Macquarie takes the mantle
It may be relatively new on the funds management scene, but Macquarie Professional Series’ IFP Global Franchise Fund has certainly made a name for itself in the Australian market.
The fund has knocked Schroder Investment Management off the top of the Global Equities (Broad Cap) category for this year’s Money Management/Lonsec Fund Manager of the Year Awards, thanks to its combination of experience, motivated personnel and delivery.
Macquarie Professional Series head of distribution Adrian Stewart said he has been very pleased with the level of support the fund has received across the financial planning industry so far.
The fund is managed by Independent Franchise Partners in London, a firm that was founded in 2009 by the lead portfolio manager Hassan Elmasry and four others.
The investment team had been working together on the same strategy at Morgan Stanley Investment Management for a number of years prior to establishing their own firm.
“The fund and group, Independent Franchise Partners, have been identified as having a very strong competitive advantage in people, process and product design,” Stewart said.
According to Stewart, this value-biased and benchmark-unaware strategy uses bottom-up research to identify quality companies with an enduring competitive advantage (such as brands, patents and licences), which are capable of supporting high return on capital.
The portfolio is relatively unconstrained in relation to region or sector allocation, is quite concentrated at 20 to 40 stocks and has a turnover of less than 20 per cent per year since inception, said Stewart.

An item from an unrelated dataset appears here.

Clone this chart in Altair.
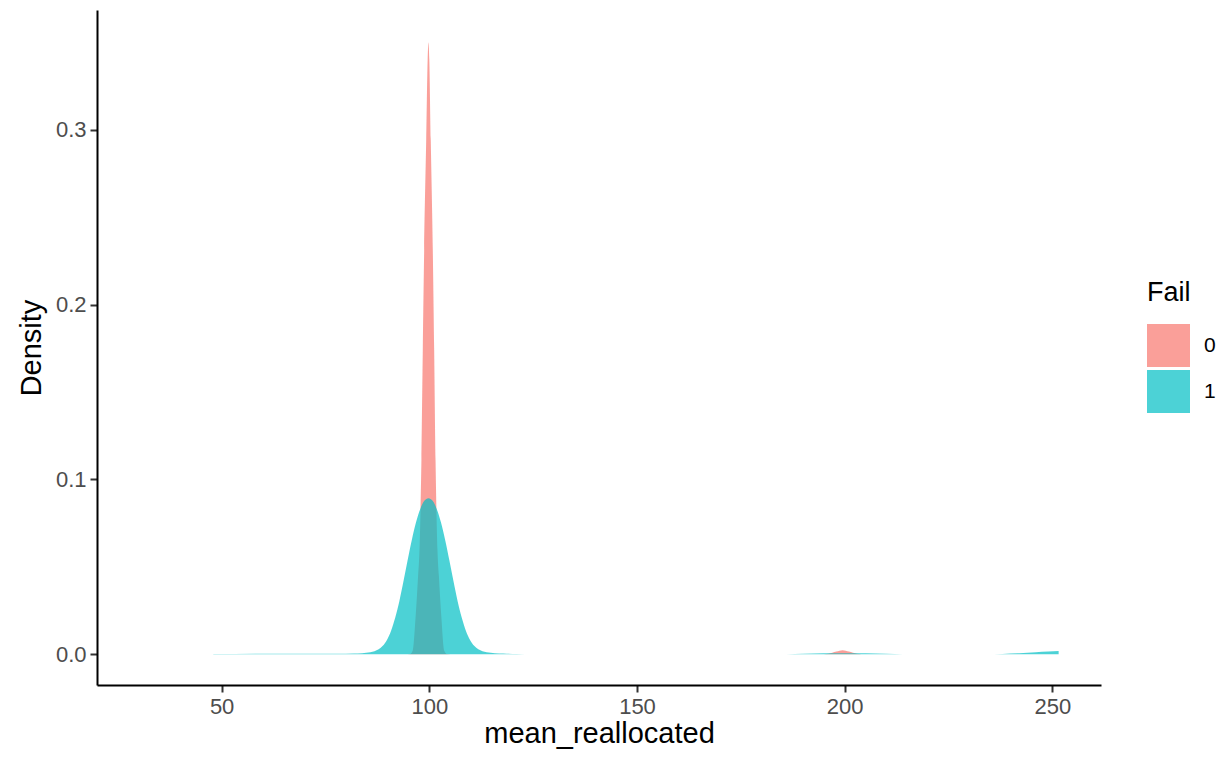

“Being benchmark-unaware allows them to focus on buying quality companies. They’re not looking through a filter of a benchmark or allocations to countries, regions or sectors,” he said.
According to the Lonsec judges, the fund is most suitable for investors who are willing and able to tolerate a portfolio that can vary significantly from the traditional global equities benchmark.
“Moreover, IFP is committed to preserving the characteristics of the strategy and capacity is tightly managed,” the judges added.
A newcomer to the category, BNP Paribas’ MFS Global Equity Fund came in as a finalist for its consistency in investment process and team, as well as its long-term outperformance of the benchmark.
Co-portfolio managers David Mannheim and Roger Morley run the fund, backed by an experienced team of 50 stock analysts across Boston, London, Mexico City, Singapore, Sydney and Tokyo.
The fund’s investment process focuses on identifying stocks that have an appropriate valuation and are expected to deliver above-average returns relative to the benchmark.
But the features of the fund that stood out most were its low turnover and the ability of managers to take a large active position in stocks that present appropriate opportunities.
Also new to the category is the Goldman Sachs International Equity Fund, which is managed by Wellington Management Company out of Boston, United States.
The five-person team is led by Nicolas Choumenkovitch, with each member covering specific industries.
The fund takes a “unique assets” and “pure play” investment approach, which involves looking for companies with a return on capital that is underappreciated by the market, as well as companies that have assets that are hard to replicate. The fund can also invest up to 20 per cent of the portfolio in emerging markets companies.
This, along with its core, style-neutral approach, has resulted in consisted performance in both up and down markets.